» **WRITTEN EXERCISE**
In this exercise, the entries below include pictures. Repeat exactly the lines from the line with "What Apache ECharts" to the line with "var barData = barYears.map(function", including both, but without the pictures.

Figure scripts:
[BEGIN]

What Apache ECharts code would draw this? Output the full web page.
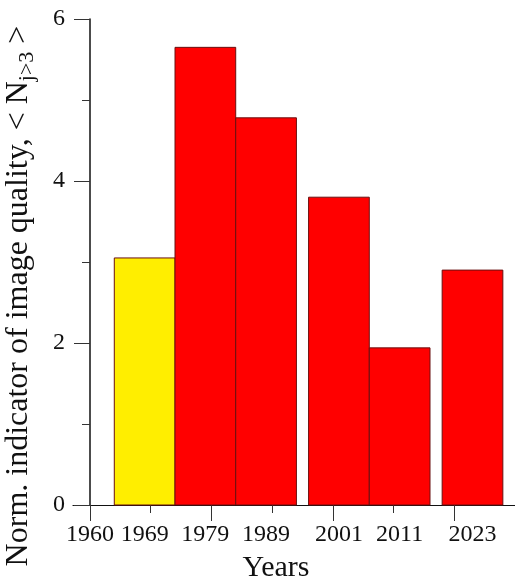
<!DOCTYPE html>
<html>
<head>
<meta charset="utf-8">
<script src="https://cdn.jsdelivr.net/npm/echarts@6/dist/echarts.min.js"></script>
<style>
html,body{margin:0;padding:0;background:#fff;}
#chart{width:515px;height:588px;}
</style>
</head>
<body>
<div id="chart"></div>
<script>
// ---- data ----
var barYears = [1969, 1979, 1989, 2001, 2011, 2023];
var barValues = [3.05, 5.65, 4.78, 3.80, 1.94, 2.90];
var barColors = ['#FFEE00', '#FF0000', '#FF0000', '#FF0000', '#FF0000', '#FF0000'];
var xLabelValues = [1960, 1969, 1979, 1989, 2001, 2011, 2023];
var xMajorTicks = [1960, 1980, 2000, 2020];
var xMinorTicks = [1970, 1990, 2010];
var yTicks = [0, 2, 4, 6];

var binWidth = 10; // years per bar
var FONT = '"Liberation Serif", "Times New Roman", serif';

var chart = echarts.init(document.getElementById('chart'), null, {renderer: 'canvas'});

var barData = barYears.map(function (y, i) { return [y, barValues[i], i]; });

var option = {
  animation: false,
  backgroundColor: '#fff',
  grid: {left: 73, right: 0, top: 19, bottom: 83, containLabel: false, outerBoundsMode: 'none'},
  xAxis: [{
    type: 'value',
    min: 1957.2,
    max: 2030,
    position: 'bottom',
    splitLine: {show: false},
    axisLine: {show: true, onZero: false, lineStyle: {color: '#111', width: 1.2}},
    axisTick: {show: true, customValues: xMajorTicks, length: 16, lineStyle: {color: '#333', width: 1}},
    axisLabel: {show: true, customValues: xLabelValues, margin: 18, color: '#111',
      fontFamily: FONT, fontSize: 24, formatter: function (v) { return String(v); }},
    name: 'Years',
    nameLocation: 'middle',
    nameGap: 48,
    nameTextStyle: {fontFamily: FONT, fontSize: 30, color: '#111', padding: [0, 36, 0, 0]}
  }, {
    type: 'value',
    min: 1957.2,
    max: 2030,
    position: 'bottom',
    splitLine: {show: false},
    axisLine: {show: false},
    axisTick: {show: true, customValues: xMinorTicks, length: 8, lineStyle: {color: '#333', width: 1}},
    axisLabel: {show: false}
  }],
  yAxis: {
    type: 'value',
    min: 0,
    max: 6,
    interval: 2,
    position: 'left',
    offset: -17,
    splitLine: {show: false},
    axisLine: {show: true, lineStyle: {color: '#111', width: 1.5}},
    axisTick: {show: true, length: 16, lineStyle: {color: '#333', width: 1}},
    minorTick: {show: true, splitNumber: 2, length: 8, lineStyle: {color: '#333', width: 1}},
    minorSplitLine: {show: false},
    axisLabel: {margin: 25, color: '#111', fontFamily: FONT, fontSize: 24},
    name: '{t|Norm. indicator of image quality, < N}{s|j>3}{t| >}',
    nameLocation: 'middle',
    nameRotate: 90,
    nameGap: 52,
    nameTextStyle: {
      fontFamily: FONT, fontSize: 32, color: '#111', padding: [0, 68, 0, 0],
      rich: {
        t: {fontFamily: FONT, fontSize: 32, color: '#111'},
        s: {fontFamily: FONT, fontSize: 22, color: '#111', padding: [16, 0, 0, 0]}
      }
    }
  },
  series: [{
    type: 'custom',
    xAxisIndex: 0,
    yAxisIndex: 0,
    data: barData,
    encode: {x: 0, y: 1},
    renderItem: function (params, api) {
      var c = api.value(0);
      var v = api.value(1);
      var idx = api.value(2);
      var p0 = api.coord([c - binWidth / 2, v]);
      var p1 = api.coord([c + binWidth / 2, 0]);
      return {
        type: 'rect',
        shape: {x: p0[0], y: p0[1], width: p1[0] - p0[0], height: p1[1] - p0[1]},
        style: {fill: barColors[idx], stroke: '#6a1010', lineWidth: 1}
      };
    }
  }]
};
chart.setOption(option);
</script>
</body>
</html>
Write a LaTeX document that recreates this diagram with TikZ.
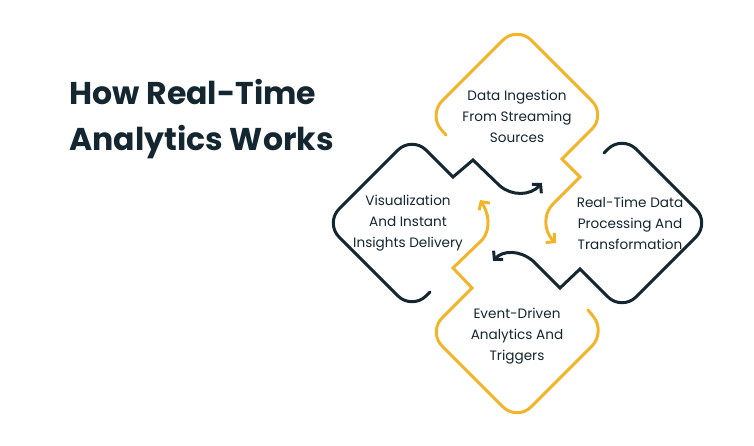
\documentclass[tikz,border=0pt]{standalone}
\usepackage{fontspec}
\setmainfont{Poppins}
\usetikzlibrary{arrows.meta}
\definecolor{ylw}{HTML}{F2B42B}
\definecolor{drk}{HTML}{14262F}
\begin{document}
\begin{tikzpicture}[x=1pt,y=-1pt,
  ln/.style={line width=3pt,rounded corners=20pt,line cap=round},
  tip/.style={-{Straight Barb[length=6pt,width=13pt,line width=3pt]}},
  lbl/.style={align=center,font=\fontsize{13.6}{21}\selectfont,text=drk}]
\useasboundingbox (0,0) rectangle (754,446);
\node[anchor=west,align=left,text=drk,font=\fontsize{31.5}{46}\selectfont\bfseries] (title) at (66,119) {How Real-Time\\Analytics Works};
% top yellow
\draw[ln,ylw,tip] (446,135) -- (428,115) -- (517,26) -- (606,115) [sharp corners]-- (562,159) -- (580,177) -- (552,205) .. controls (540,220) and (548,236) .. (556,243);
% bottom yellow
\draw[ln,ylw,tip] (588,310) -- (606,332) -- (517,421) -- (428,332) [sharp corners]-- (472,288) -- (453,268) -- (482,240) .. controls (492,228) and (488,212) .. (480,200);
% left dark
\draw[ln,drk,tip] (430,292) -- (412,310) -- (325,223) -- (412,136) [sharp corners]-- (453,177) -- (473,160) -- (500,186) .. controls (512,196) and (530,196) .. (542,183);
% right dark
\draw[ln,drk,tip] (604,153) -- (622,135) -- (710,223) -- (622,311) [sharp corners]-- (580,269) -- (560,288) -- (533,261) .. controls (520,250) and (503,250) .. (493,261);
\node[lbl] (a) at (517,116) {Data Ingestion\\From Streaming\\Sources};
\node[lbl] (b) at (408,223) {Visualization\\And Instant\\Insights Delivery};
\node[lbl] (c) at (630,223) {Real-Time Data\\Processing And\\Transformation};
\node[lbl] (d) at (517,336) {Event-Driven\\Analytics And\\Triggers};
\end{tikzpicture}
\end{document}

[END]
[BEGIN]

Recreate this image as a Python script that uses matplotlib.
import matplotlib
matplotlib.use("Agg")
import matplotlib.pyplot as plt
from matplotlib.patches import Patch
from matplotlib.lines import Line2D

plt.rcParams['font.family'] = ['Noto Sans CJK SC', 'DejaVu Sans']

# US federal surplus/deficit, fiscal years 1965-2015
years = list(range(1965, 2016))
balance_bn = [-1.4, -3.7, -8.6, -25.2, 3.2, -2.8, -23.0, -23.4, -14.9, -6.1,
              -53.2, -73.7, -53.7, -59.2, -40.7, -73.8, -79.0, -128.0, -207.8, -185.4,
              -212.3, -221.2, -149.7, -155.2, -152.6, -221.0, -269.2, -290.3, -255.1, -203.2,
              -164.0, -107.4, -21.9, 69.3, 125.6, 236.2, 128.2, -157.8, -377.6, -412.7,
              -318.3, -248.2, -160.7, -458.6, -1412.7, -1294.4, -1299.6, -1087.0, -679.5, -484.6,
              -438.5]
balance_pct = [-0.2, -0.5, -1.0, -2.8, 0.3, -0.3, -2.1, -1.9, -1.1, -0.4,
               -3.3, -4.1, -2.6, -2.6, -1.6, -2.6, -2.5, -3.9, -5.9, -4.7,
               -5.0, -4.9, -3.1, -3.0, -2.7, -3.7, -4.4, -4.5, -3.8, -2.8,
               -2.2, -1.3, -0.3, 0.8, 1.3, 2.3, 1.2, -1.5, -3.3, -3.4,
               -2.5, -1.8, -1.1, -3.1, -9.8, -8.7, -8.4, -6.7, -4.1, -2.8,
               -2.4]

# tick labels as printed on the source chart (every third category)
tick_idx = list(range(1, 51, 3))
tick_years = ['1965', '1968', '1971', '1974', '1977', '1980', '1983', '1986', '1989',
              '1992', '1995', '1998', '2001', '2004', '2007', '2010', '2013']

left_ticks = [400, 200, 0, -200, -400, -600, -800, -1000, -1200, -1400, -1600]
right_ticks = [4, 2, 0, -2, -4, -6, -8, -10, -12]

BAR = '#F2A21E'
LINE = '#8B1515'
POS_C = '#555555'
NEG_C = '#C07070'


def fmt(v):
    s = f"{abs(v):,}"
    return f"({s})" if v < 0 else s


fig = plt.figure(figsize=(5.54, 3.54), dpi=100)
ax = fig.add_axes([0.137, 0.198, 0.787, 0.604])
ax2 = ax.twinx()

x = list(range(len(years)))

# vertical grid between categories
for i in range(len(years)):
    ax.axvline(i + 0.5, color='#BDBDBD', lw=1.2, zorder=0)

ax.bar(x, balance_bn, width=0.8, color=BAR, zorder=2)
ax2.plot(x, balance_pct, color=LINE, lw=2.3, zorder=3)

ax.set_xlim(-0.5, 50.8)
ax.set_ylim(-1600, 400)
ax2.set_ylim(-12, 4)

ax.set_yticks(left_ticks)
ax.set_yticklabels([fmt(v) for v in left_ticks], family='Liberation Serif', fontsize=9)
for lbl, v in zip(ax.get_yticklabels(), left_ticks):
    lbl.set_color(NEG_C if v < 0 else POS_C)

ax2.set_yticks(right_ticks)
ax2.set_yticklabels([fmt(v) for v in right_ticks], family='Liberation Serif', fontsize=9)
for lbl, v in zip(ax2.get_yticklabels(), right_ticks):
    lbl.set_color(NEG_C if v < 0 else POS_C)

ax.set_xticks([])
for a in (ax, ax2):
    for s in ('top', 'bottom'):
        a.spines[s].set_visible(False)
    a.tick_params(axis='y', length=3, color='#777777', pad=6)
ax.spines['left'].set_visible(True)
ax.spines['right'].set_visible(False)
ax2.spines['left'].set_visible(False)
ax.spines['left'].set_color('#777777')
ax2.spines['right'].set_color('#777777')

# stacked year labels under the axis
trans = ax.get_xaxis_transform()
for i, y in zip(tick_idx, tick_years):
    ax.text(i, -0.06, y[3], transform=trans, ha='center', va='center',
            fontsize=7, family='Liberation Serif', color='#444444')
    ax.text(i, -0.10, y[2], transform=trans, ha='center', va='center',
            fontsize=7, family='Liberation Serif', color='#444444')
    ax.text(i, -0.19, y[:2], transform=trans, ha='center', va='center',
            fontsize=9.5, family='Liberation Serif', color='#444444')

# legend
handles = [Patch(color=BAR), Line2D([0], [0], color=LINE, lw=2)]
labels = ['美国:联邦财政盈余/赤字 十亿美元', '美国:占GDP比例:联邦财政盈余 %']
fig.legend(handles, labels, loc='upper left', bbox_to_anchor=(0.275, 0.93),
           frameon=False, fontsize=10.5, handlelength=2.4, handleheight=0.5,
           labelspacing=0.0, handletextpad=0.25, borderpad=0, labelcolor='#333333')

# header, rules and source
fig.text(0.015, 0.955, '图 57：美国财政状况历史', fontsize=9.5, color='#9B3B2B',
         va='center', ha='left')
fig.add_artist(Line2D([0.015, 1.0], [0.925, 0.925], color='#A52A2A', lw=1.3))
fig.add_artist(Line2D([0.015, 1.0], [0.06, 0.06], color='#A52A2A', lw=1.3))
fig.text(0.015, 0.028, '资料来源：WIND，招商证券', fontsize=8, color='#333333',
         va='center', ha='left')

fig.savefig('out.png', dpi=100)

[END]

» **FULL ANSWER**
What Apache ECharts code would draw this? Output the full web page.
<!DOCTYPE html>
<html>
<head>
<meta charset="utf-8">
<script src="https://cdn.jsdelivr.net/npm/echarts@6/dist/echarts.min.js"></script>
<style>
html,body{margin:0;padding:0;background:#fff;}
#chart{width:515px;height:588px;}
</style>
</head>
<body>
<div id="chart"></div>
<script>
// ---- data ----
var barYears = [1969, 1979, 1989, 2001, 2011, 2023];
var barValues = [3.05, 5.65, 4.78, 3.80, 1.94, 2.90];
var barColors = ['#FFEE00', '#FF0000', '#FF0000', '#FF0000', '#FF0000', '#FF0000'];
var xLabelValues = [1960, 1969, 1979, 1989, 2001, 2011, 2023];
var xMajorTicks = [1960, 1980, 2000, 2020];
var xMinorTicks = [1970, 1990, 2010];
var yTicks = [0, 2, 4, 6];

var binWidth = 10; // years per bar
var FONT = '"Liberation Serif", "Times New Roman", serif';

var chart = echarts.init(document.getElementById('chart'), null, {renderer: 'canvas'});

var barData = barYears.map(function (y, i) { return [y, barValues[i], i]; });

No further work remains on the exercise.